Abstract: Person detection from vehicles has made rapid progress recently with the advent of multiple high-quality datasets of urban and highway driving, yet no large-scale benchmark has been available for the same problem in off-road or agricultural environments. In this talk, we present the NREC Agricultural Person-Detection Dataset to spur research in these environments. It consists of labeled stereo video of people in orange and apple orchards taken from two perception platforms (a tractor and a pickup truck), along with vehicle position data from RTK GPS. We define a benchmark on part of the dataset that combines a total of 76k labeled person images and 19k sampled person-free images. The dataset highlights several key challenges of the domain, including varying environment, substantial occlusion by vegetation, people in motion and in non-standard poses, and people seen from a variety of distances; meta-data are included to allow targeted evaluation of each of these effects.

 

We’ll also go over analysis of the dataset’s intended usage: We present baseline detection performance results for three leading approaches from urban pedestrian detection and our own convolutional neural network approach that benefits from the incorporation of additional image context. We show that the success of existing approaches on urban data does not transfer directly to this domain.
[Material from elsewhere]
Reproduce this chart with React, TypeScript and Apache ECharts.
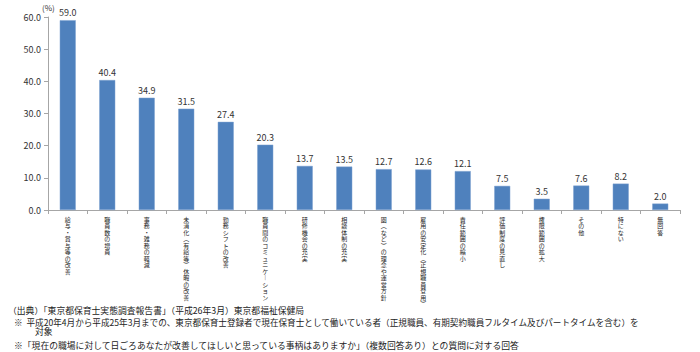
import React, { useEffect, useRef } from "react";
import * as echarts from "echarts";

const categories = [
  "給与・賞与等の改善",
  "職員数の増員",
  "事務・雑務の軽減",
  "未消化︵有給等︶休暇の改善",
  "勤務シフトの改善",
  "職員間のコミュニケ︱ション",
  "研修機会の充実",
  "相談体制の充実",
  "園︵など︶の理念や運営方針",
  "雇用の安定化︵正規職員登用︶",
  "責任範囲の縮小",
  "評価制度の見直し",
  "権限範囲の拡大",
  "その他",
  "特にない",
  "無回答",
];

const values = [59.0, 40.4, 34.9, 31.5, 27.4, 20.3, 13.7, 13.5, 12.7, 12.6, 12.1, 7.5, 3.5, 7.6, 8.2, 2.0];

const notes = [
  "（出典）「東京都保育士実態調査報告書」（平成26年3月）東京都福祉保健局",
  "※  平成20年4月から平成25年3月までの、東京都保育士登録者で現在保育士として働いている者（正規職員、有期契約職員フルタイム及びパートタイムを含む）を",
  "対象",
  "※「現在の職場に対して日ごろあなたが改善してほしいと思っている事柄はありますか」（複数回答あり）との質問に対する回答",
];

const FONT = "'Noto Sans CJK JP', 'Noto Sans', sans-serif";

export default function App() {
  const ref = useRef<HTMLDivElement>(null);
  useEffect(() => {
    if (!ref.current) return;
    const chart = echarts.init(ref.current, undefined, { renderer: "svg" });
    const note = (i: number, x: number, y: number, size: number) => ({
      type: "text",
      x,
      y,
      style: { text: notes[i], fontSize: size, fill: "#222", fontFamily: FONT, verticalAlign: "middle" },
    });
    chart.setOption({
      animation: false,
      textStyle: { fontFamily: FONT },
      grid: { left: 48, right: 20, top: 17, bottom: 142, containLabel: false },
      xAxis: {
        type: "category",
        data: categories,
        axisLine: { lineStyle: { color: "#a6a6a6" } },
        axisTick: { show: true, length: 4, lineStyle: { color: "#a6a6a6" } },
        axisLabel: {
          interval: 0,
          margin: 6,
          fontSize: 6,
          lineHeight: 6.5,
          color: "#222",
          fontFamily: FONT,
          formatter: (v: string) => Array.from(v).join("\n"),
        },
      },
      yAxis: {
        type: "value",
        min: 0,
        max: 60,
        interval: 10,
        axisLine: { show: true, lineStyle: { color: "#a6a6a6" } },
        axisTick: { show: true, length: 4, inside: false, lineStyle: { color: "#a6a6a6" } },
        splitLine: { show: false },
        axisLabel: {
          fontSize: 9,
          color: "#333",
          margin: 7,
          fontFamily: FONT,
          formatter: (v: number) => v.toFixed(1),
        },
      },
      series: [
        {
          type: "bar",
          data: values,
          barWidth: 16,
          itemStyle: { color: "#4F81BD", borderColor: "#7fa3d1", borderWidth: 0.5 },
          label: {
            show: true,
            position: "top",
            distance: 3,
            fontSize: 9,
            color: "#333",
            fontFamily: FONT,
            formatter: (p: any) => Number(p.value).toFixed(1),
          },
        },
      ],
      graphic: [
        { type: "text", x: 42, y: 7, style: { text: "(%)", fontSize: 8, fill: "#333", fontFamily: FONT, verticalAlign: "middle" } },
        note(0, 8, 310, 8.8),
        note(1, 14, 322, 8.6),
        note(2, 35, 331, 8.8),
        note(3, 14, 345, 8.8),
      ],
    });
    return () => chart.dispose();
  }, []);
  return <div ref={ref} style={{ position: "absolute", left: 0, top: 0, width: 700, height: 352 }} />;
}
Finally, we’ll show some other things that the rich data allow you to do.

 

The dataset and associated benchmark results are available here: https://www.nrec.ri.cmu.edu/nrec/solutions/agriculture/human-detection-and-tracking.html

 

Bio: Zachary Pezzementi is a senior robotics engineer at the National Robotics Engineering Center at Carnegie-Mellon University. His research interests focus on robotic perception and machine learning, with applications in robotics.

Zach received his Bachelor’s degrees in Computer Science and Engineering from Swarthmore College in 2005. He received his Masters and Ph.D. in Computer Science from Johns Hopkins University, where he worked on haptics and visual tracking for surgical robotics. He defended his thesis on “Object Recognition with Tactile Force Sensing” in 2011 and then joined NREC, where he has worked on projects in mobile robotics, agricultural automation, and robotic safeguarding.